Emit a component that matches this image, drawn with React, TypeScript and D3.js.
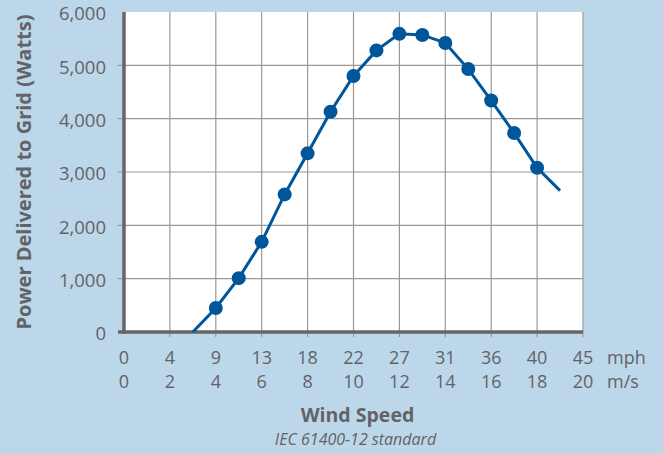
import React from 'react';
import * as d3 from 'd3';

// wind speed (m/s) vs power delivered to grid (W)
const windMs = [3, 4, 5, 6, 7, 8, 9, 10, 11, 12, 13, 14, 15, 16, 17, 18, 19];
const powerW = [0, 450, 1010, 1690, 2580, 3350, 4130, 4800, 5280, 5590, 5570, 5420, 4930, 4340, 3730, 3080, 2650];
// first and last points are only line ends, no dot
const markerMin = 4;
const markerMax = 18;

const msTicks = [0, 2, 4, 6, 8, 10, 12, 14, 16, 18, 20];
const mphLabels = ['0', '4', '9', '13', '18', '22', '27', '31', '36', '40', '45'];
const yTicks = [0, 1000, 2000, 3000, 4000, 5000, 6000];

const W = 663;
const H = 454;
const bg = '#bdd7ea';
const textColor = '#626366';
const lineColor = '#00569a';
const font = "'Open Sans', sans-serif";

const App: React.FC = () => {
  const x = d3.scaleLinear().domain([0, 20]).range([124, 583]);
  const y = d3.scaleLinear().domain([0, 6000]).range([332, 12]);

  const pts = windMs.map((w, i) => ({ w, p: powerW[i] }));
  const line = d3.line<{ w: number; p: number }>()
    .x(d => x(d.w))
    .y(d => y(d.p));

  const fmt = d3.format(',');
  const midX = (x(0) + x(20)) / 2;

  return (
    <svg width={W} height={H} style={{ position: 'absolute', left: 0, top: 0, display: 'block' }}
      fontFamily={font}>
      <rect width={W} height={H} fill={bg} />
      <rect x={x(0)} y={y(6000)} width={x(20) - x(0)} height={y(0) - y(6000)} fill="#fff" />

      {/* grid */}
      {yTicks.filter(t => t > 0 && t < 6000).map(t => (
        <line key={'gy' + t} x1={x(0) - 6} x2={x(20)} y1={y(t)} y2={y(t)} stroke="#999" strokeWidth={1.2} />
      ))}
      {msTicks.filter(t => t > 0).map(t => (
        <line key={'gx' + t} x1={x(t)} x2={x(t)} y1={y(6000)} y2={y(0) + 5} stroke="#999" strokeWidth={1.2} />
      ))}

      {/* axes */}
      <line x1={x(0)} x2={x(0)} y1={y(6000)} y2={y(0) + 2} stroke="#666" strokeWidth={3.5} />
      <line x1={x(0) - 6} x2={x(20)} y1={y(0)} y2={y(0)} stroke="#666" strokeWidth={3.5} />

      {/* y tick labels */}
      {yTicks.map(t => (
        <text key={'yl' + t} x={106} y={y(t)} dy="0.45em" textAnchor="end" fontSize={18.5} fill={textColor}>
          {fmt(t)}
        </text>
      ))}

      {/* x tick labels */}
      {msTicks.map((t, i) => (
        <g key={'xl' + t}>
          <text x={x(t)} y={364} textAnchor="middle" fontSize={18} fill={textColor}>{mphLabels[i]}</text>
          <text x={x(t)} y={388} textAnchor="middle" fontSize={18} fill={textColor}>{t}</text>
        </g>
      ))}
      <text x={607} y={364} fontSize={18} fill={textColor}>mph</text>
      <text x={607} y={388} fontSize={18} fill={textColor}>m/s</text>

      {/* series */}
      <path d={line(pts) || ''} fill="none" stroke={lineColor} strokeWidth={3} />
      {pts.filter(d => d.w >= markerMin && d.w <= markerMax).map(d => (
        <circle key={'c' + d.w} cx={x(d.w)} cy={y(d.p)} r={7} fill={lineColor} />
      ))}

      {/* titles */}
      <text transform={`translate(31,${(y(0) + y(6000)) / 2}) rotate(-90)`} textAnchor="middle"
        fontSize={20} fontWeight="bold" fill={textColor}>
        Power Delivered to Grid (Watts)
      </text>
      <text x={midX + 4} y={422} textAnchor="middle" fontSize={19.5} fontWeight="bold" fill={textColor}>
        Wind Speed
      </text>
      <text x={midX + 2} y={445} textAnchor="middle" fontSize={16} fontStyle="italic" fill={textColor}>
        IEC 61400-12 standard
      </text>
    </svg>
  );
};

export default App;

☆ ☆ ☆

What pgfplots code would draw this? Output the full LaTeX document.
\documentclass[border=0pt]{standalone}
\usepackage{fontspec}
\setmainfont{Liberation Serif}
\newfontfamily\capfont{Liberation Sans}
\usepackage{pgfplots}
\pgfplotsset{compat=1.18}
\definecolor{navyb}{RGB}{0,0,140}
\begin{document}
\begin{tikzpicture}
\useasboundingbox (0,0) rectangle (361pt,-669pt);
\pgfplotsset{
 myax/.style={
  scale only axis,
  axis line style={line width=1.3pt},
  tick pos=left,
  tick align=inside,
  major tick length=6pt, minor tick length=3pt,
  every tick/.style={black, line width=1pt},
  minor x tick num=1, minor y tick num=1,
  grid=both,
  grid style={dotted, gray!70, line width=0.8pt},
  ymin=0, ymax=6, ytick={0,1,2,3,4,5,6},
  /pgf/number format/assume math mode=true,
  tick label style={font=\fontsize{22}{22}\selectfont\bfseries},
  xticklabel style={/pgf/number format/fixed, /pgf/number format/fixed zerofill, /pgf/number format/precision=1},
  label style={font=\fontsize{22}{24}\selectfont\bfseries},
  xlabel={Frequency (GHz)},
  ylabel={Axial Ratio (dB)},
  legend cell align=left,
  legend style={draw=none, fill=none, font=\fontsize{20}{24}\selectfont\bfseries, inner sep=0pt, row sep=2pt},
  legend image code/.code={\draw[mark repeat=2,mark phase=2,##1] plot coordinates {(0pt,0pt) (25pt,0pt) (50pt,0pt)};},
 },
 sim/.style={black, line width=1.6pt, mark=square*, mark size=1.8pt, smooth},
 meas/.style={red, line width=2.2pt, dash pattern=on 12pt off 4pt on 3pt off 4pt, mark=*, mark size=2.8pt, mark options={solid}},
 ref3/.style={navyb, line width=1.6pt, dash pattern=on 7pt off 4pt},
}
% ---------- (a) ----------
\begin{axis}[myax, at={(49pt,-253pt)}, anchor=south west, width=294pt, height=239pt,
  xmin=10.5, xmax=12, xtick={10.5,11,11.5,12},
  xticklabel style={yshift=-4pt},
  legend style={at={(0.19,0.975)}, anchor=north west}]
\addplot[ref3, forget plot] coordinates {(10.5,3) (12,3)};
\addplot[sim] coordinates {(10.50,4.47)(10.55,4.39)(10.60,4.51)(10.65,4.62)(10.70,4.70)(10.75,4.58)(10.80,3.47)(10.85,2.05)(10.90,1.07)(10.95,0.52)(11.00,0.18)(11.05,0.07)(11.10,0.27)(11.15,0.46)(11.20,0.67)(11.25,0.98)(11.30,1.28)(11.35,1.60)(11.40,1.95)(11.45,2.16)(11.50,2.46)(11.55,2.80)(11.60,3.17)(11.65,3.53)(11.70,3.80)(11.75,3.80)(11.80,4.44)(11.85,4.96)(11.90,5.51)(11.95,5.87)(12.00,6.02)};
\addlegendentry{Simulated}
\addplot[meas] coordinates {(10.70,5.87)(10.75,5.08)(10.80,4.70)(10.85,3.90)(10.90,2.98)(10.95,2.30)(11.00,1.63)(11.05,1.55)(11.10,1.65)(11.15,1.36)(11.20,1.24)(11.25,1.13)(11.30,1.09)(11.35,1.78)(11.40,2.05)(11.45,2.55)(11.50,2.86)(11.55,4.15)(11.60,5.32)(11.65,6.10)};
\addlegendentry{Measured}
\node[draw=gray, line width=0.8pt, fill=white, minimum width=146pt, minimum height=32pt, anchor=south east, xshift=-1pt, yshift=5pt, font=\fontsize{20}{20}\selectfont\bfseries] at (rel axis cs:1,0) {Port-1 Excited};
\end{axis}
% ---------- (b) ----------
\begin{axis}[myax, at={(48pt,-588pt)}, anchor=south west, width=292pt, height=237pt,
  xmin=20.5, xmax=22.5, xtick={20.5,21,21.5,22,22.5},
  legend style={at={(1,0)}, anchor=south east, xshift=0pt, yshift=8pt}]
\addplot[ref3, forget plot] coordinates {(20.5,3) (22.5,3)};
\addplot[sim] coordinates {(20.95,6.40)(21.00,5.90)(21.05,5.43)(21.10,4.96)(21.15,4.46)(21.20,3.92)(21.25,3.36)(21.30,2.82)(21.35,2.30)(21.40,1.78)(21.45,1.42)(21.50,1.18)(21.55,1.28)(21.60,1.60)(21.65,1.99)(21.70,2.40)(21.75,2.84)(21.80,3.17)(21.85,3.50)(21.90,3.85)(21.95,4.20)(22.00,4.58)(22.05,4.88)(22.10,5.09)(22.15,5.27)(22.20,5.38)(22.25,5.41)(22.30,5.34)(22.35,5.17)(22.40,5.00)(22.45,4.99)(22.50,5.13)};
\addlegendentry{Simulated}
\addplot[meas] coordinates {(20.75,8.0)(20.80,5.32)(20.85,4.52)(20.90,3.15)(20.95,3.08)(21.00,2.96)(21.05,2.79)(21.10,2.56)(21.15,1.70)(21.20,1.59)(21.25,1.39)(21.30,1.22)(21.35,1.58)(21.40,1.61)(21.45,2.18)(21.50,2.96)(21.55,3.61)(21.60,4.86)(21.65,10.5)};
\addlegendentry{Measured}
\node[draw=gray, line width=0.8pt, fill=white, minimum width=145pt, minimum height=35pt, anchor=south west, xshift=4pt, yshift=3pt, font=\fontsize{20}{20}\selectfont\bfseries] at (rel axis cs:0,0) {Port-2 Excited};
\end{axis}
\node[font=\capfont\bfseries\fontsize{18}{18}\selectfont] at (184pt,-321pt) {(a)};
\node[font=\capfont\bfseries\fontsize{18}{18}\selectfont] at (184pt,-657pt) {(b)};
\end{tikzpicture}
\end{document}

☆ ☆ ☆

**PROBLEM STATEMENT**:
Nothing but the lines from the one containing "Emit a component" through the one containing "const markerMax = 18;" should be written out, exactly and with both ends. Pictures are left out.

**PROBLEM SOLUTION**:
Emit a component that matches this image, drawn with React, TypeScript and D3.js.
import React from 'react';
import * as d3 from 'd3';

// wind speed (m/s) vs power delivered to grid (W)
const windMs = [3, 4, 5, 6, 7, 8, 9, 10, 11, 12, 13, 14, 15, 16, 17, 18, 19];
const powerW = [0, 450, 1010, 1690, 2580, 3350, 4130, 4800, 5280, 5590, 5570, 5420, 4930, 4340, 3730, 3080, 2650];
// first and last points are only line ends, no dot
const markerMin = 4;
const markerMax = 18;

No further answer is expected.